At the beginning of the film, Briggman is in his room, preparing to go to the war-inflicted country of Afghanistan. The film, off-the-bat had an independent feel to it, and I feared it might be lacking in its ability to portray a believable message. But in minutes, I was transported into the world of this story; a factor I always appreciate.
I don’t know if Krauss was ever in the military, but I suspect he was or has had family members in the military. As a director, Krauss’ ability to grab the subtlest of nuances, or things said by soldiers in the military in a certain military fashion was more than impressive. It is not something that can be taught as much as it has to have been experienced.
As a former military member, I bought it. Not an easy task for me, a self-proclaimed critical judge of any film that might make a mistake, especially a military one.
In short, Krauss, and his direction of the actors was so convincing, I grew uneasy. I felt as if I was once again in the presence of fellow soldiers, who more than admittedly were not perfect people, who made decisions that I seriously questioned, or in my experiences in the Army, would sometimes label as another unquestioning 'Joe Rock.'
'Joe Rock' was a popular term in the military soldiers often used in a teasing way when any soldier never thought for himself, was overly complimentary to his superiors or was just plain dopey.
I loved my fellow soldiers dearly, and we always relied on each other, but in the confines of working together, not everyone got along, and the ‘Joe Rocks’ usually ran in gaggles. Sometimes 'Joe Rocks' could fall into a group mentality and do considerably questionable things in an attempt to impress one another.

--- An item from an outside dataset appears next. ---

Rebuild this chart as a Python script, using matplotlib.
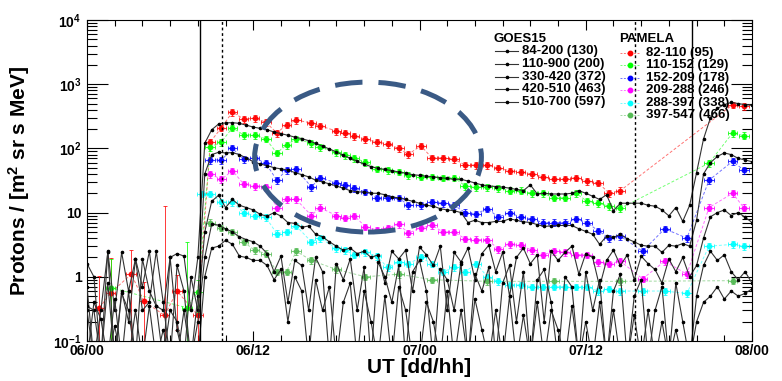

This is the feeling I got over and over again while watching The Kill Team. I have watched a lot of military movies, and I can say, this film was the only film that affected me to this extent. I have to say, this aspect was pristine, well-played and 100 percent believable.
Swedish actor Alexander Skarsgård, who plays Briggmans’ superior NCO, Sergeant Deeks, was also a bringer of unease. I was caught between wondering if he was a bit overly-stereotypical or literally playing a Seargent that did go to those extremes of an “over-the-top” soldier. I decided that he really was playing that type of soldier. Thus I felt more unease once again.
Without going into too much detail, and without revealing much in the way of spoilers, Briggman comes head to head with Deeks, a new NCO replacing a previous sergeant who met a terrible fate.
Deeks makes consistent ethically questionable choices and Briggman — wanting to both impress his fellow soldiers, his father, and Deeks — faces an unending series of life-altering choices.
The outcome: War is ugly.
So I have been thinking to myself about the choices made in this film, always a great sign that a film has transcended into a real story that has affected a change in perspective for me in some way.
I ask myself, ‘What if I was in some of these situations, to decide whether to kill or be killed? What would I do?’
Potential answers can haunt a person.
Just as Krauss’ The Kill Team did.
The Kill Team is an excellent and haunting film, believably acted, and flawlessly directed.
Now playing at select theaters. It is definitely worth watching. Even if the decisions demonstrate that if a person is put into a bad situation, they can potentially make terrible or life-altering choices.